Copy out all lines that carry the word "this".

▸ **EXERCISE INPUT**
▽
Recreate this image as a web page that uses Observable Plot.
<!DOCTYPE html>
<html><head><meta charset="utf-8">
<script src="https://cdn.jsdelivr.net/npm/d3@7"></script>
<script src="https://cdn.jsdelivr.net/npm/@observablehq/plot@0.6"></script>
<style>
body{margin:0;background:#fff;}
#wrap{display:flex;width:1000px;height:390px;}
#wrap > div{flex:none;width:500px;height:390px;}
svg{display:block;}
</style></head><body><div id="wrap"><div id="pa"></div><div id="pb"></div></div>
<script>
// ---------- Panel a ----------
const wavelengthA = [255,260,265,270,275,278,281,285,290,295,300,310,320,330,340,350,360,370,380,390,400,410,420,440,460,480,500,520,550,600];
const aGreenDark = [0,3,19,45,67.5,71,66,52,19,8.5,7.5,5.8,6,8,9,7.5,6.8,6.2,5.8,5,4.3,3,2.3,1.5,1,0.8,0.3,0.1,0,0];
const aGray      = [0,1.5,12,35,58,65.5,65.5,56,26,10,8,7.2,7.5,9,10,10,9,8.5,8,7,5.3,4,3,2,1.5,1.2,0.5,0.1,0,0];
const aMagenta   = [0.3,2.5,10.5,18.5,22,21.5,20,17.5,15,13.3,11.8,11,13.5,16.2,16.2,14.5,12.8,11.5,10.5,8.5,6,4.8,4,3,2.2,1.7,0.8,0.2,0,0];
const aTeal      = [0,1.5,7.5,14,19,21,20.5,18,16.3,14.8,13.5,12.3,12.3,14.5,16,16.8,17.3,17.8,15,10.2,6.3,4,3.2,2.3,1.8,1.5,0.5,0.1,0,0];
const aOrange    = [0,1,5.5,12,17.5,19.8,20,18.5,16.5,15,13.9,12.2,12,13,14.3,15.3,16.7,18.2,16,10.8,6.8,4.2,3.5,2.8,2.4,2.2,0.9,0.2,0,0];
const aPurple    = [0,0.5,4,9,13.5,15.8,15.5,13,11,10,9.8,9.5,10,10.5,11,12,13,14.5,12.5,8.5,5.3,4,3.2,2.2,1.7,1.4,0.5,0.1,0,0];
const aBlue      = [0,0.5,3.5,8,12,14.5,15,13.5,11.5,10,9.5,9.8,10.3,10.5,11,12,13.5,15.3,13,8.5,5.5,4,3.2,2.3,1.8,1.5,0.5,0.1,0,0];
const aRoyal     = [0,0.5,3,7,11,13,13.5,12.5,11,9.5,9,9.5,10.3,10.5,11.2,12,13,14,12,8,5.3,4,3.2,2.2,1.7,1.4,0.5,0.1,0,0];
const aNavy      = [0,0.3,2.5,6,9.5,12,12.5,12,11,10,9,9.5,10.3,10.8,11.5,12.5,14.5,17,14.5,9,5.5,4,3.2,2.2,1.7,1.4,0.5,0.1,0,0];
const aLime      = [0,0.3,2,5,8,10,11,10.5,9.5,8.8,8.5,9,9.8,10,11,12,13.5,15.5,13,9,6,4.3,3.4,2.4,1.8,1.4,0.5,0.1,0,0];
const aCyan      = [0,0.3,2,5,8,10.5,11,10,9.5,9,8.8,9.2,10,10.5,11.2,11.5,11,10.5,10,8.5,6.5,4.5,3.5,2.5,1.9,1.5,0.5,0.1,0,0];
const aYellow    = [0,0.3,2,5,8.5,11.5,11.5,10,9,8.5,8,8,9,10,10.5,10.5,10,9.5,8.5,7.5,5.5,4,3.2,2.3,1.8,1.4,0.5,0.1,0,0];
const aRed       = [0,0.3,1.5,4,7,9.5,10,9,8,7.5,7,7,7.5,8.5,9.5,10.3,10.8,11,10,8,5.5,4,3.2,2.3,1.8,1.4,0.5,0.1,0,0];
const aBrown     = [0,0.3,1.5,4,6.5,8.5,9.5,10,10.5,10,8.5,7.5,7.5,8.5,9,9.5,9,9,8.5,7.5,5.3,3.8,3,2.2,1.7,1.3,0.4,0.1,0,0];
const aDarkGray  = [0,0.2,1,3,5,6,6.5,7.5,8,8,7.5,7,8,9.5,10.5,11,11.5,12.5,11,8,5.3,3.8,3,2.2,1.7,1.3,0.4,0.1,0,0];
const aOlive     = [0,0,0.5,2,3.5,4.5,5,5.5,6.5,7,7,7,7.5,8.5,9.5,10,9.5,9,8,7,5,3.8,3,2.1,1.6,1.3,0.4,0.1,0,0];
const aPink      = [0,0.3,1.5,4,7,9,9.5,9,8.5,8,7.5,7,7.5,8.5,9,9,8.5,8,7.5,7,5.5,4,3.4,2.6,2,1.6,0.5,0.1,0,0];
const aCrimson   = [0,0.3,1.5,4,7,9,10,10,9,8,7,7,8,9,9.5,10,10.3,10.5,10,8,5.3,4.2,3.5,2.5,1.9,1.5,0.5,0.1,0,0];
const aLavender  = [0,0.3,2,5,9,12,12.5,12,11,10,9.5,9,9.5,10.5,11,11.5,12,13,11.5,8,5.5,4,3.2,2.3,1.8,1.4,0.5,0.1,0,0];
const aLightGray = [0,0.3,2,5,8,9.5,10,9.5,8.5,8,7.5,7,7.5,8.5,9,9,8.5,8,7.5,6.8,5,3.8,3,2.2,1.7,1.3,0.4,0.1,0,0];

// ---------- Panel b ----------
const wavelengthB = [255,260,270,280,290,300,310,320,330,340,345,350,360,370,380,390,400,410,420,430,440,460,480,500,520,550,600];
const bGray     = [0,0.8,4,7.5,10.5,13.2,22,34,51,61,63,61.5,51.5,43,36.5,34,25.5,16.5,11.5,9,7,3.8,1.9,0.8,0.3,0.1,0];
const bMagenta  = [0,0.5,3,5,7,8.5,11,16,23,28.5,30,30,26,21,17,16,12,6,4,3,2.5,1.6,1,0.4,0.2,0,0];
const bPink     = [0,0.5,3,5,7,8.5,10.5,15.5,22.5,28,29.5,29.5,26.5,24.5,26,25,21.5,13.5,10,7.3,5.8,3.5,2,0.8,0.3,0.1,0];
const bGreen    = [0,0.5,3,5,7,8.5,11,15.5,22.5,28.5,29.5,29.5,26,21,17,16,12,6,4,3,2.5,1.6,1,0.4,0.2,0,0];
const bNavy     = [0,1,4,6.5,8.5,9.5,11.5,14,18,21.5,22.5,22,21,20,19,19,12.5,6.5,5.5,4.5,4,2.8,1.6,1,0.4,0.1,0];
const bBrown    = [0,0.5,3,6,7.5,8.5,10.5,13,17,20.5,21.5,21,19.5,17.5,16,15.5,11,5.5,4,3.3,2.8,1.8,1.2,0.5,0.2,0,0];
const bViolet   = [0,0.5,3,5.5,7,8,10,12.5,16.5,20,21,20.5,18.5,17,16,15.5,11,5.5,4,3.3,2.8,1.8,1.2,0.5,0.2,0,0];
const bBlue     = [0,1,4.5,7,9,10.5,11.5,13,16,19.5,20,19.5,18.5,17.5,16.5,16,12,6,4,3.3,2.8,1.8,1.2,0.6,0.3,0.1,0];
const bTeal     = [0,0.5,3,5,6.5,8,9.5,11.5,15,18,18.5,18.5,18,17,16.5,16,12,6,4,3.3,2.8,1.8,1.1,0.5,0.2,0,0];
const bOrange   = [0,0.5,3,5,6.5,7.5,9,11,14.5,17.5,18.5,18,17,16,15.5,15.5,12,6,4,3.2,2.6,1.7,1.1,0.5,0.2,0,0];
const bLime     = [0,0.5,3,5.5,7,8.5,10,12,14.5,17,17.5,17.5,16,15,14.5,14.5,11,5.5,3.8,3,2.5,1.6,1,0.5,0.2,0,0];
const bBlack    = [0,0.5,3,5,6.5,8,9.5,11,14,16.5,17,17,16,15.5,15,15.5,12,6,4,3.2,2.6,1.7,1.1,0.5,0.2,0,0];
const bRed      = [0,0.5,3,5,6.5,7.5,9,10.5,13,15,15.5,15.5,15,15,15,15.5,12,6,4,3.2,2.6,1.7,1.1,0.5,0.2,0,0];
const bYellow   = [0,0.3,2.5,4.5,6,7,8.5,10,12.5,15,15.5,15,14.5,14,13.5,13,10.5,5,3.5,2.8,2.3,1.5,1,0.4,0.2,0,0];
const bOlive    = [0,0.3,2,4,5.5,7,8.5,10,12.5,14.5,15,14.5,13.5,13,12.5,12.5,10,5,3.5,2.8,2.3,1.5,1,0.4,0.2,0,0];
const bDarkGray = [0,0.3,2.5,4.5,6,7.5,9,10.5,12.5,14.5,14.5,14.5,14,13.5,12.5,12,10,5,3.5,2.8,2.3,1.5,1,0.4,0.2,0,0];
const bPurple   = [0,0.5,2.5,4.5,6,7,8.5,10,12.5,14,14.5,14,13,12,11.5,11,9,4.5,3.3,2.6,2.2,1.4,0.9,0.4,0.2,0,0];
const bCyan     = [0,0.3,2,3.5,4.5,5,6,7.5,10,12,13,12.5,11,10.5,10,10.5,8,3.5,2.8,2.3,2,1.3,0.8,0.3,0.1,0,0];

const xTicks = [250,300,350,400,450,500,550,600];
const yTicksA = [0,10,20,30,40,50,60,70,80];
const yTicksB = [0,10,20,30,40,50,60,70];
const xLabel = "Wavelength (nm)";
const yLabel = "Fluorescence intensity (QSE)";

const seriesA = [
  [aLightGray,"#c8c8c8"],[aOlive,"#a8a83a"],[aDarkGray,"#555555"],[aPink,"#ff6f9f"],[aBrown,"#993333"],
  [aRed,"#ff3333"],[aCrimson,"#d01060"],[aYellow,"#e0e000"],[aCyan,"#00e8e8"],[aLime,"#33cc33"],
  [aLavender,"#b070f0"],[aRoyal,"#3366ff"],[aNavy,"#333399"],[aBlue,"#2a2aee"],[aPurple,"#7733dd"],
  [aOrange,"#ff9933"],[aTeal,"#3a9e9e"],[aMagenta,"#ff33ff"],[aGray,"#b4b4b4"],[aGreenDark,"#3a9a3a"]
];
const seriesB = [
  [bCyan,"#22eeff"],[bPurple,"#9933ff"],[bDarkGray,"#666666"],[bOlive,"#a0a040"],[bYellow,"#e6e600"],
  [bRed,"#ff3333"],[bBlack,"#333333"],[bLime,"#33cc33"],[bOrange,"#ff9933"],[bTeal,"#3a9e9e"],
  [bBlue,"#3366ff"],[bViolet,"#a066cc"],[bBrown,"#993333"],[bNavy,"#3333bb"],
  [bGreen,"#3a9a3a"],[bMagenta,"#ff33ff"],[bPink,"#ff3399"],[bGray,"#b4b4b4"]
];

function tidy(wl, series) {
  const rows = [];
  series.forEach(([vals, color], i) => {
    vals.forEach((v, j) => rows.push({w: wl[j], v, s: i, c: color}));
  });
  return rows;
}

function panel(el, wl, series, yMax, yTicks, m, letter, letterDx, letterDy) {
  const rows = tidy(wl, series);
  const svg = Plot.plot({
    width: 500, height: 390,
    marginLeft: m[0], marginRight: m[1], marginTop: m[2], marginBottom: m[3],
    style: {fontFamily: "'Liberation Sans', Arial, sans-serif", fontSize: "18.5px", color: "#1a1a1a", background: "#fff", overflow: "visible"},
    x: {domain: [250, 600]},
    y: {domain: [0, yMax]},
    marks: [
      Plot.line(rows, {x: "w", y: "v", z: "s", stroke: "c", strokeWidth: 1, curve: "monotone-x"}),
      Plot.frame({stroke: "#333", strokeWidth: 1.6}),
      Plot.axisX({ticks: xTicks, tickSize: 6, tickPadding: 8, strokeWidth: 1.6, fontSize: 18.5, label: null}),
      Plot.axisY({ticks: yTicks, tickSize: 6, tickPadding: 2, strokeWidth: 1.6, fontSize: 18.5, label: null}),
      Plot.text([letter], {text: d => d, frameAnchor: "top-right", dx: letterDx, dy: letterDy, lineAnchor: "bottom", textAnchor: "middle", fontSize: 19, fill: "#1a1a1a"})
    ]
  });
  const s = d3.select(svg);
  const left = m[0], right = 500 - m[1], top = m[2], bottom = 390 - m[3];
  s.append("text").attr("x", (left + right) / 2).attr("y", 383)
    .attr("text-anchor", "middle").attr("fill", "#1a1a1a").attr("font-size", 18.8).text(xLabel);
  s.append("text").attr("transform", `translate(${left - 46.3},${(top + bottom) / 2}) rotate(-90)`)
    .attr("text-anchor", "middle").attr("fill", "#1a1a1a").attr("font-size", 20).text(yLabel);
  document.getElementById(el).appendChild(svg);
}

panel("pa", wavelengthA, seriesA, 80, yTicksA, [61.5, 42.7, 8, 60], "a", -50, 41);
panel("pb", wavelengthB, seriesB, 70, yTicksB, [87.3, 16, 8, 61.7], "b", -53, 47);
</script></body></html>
△
▽
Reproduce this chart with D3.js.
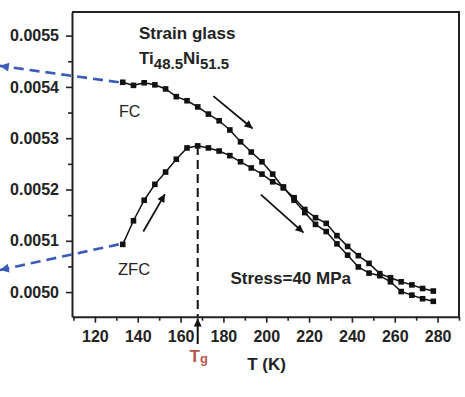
△
▸ **OUTPUT OF THE EXERCISE**
Recreate this image as a web page that uses Observable Plot.
Reproduce this chart with D3.js.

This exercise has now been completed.